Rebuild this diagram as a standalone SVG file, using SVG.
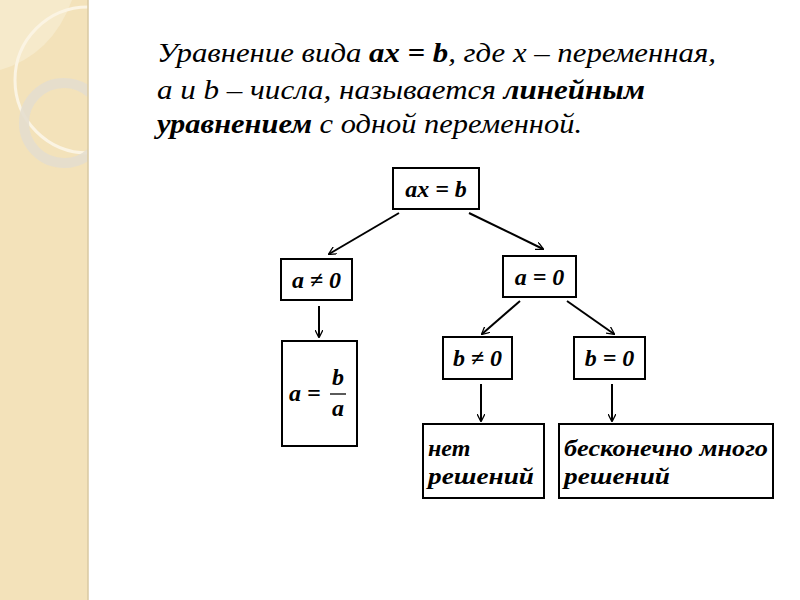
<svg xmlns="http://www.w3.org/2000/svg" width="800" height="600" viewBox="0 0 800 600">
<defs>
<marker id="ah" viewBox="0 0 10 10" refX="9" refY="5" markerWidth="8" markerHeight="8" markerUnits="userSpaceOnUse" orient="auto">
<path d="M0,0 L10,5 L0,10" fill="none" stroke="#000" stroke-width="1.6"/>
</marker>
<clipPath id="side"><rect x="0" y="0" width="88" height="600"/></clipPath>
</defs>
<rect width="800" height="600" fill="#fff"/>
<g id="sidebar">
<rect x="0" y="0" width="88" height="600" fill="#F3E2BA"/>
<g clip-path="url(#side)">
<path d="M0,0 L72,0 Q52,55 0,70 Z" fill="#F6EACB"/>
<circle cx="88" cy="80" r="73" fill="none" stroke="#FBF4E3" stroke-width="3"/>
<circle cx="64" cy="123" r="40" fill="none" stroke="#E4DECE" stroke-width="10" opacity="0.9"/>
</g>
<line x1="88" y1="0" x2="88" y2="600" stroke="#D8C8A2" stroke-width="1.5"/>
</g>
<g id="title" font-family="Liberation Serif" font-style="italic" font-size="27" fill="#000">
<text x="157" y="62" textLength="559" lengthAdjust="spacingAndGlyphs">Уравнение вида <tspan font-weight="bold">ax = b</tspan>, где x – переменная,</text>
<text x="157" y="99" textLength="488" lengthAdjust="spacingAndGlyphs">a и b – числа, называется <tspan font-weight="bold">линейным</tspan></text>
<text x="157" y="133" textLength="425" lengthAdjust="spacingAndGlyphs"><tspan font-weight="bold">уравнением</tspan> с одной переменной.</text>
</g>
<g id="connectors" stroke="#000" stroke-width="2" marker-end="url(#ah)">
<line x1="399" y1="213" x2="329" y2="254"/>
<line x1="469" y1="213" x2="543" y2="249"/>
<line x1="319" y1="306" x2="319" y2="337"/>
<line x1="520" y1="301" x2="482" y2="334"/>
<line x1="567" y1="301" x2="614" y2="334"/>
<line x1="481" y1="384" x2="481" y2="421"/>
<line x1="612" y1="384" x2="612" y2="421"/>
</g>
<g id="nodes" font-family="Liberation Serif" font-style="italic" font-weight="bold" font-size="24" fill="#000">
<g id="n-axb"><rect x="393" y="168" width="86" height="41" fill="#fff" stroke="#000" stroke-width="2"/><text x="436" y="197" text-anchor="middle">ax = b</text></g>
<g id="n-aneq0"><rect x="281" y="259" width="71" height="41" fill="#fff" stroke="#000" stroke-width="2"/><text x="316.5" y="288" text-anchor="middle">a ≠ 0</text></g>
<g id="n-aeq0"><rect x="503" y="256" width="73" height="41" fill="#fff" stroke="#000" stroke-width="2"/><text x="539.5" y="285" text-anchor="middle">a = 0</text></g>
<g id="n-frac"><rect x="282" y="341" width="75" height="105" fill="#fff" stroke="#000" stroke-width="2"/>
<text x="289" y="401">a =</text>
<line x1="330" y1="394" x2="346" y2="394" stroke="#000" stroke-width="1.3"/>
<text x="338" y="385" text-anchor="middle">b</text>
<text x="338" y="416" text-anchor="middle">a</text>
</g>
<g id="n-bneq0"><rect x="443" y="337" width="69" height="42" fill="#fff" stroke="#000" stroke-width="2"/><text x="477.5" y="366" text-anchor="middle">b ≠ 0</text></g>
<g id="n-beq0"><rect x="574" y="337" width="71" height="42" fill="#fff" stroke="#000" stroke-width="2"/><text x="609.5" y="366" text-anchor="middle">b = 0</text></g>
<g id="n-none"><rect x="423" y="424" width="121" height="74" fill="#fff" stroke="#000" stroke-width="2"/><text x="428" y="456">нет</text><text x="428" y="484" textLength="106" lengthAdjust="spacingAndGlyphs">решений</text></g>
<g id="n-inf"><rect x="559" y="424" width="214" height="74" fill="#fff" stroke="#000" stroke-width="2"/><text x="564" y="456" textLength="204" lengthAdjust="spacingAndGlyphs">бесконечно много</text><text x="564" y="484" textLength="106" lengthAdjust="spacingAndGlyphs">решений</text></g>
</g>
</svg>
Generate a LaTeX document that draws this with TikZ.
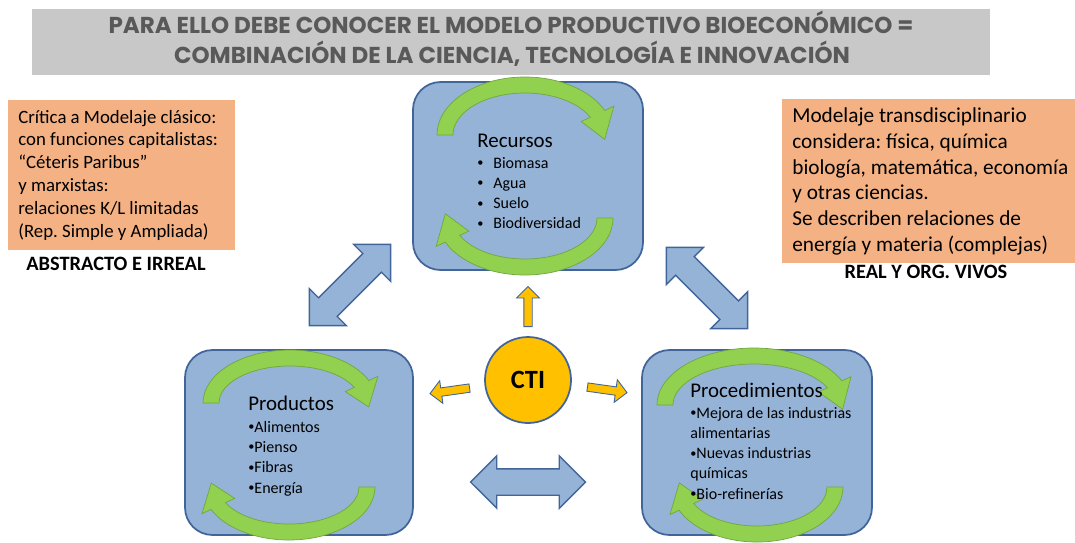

**What to work on:**
Reproduce every line of the material precisely, omitting its pictures.

**Task response:**
Rebuild this diagram as a standalone SVG file, using SVG.
<svg xmlns="http://www.w3.org/2000/svg" width="800" height="600" viewBox="0 0 800 600">
<defs>
<marker id="ah" viewBox="0 0 10 10" refX="9" refY="5" markerWidth="8" markerHeight="8" markerUnits="userSpaceOnUse" orient="auto">
<path d="M0,0 L10,5 L0,10" fill="none" stroke="#000" stroke-width="1.6"/>
</marker>
<clipPath id="side"><rect x="0" y="0" width="88" height="600"/></clipPath>
</defs>
<rect width="800" height="600" fill="#fff"/>
<g id="sidebar">
<rect x="0" y="0" width="88" height="600" fill="#F3E2BA"/>
<g clip-path="url(#side)">
<path d="M0,0 L72,0 Q52,55 0,70 Z" fill="#F6EACB"/>
<circle cx="88" cy="80" r="73" fill="none" stroke="#FBF4E3" stroke-width="3"/>
<circle cx="64" cy="123" r="40" fill="none" stroke="#E4DECE" stroke-width="10" opacity="0.9"/>
</g>
<line x1="88" y1="0" x2="88" y2="600" stroke="#D8C8A2" stroke-width="1.5"/>
</g>
<g id="title" font-family="Liberation Serif" font-style="italic" font-size="27" fill="#000">
<text x="157" y="62" textLength="559" lengthAdjust="spacingAndGlyphs">Уравнение вида <tspan font-weight="bold">ax = b</tspan>, где x – переменная,</text>
<text x="157" y="99" textLength="488" lengthAdjust="spacingAndGlyphs">a и b – числа, называется <tspan font-weight="bold">линейным</tspan></text>
<text x="157" y="133" textLength="425" lengthAdjust="spacingAndGlyphs"><tspan font-weight="bold">уравнением</tspan> с одной переменной.</text>
</g>
<g id="connectors" stroke="#000" stroke-width="2" marker-end="url(#ah)">
<line x1="399" y1="213" x2="329" y2="254"/>
<line x1="469" y1="213" x2="543" y2="249"/>
<line x1="319" y1="306" x2="319" y2="337"/>
<line x1="520" y1="301" x2="482" y2="334"/>
<line x1="567" y1="301" x2="614" y2="334"/>
<line x1="481" y1="384" x2="481" y2="421"/>
<line x1="612" y1="384" x2="612" y2="421"/>
</g>
<g id="nodes" font-family="Liberation Serif" font-style="italic" font-weight="bold" font-size="24" fill="#000">
<g id="n-axb"><rect x="393" y="168" width="86" height="41" fill="#fff" stroke="#000" stroke-width="2"/><text x="436" y="197" text-anchor="middle">ax = b</text></g>
<g id="n-aneq0"><rect x="281" y="259" width="71" height="41" fill="#fff" stroke="#000" stroke-width="2"/><text x="316.5" y="288" text-anchor="middle">a ≠ 0</text></g>
<g id="n-aeq0"><rect x="503" y="256" width="73" height="41" fill="#fff" stroke="#000" stroke-width="2"/><text x="539.5" y="285" text-anchor="middle">a = 0</text></g>
<g id="n-frac"><rect x="282" y="341" width="75" height="105" fill="#fff" stroke="#000" stroke-width="2"/>
<text x="289" y="401">a =</text>
<line x1="330" y1="394" x2="346" y2="394" stroke="#000" stroke-width="1.3"/>
<text x="338" y="385" text-anchor="middle">b</text>
<text x="338" y="416" text-anchor="middle">a</text>
</g>
<g id="n-bneq0"><rect x="443" y="337" width="69" height="42" fill="#fff" stroke="#000" stroke-width="2"/><text x="477.5" y="366" text-anchor="middle">b ≠ 0</text></g>
<g id="n-beq0"><rect x="574" y="337" width="71" height="42" fill="#fff" stroke="#000" stroke-width="2"/><text x="609.5" y="366" text-anchor="middle">b = 0</text></g>
<g id="n-none"><rect x="423" y="424" width="121" height="74" fill="#fff" stroke="#000" stroke-width="2"/><text x="428" y="456">нет</text><text x="428" y="484" textLength="106" lengthAdjust="spacingAndGlyphs">решений</text></g>
<g id="n-inf"><rect x="559" y="424" width="214" height="74" fill="#fff" stroke="#000" stroke-width="2"/><text x="564" y="456" textLength="204" lengthAdjust="spacingAndGlyphs">бесконечно много</text><text x="564" y="484" textLength="106" lengthAdjust="spacingAndGlyphs">решений</text></g>
</g>
</svg>
Generate a LaTeX document that draws this with TikZ.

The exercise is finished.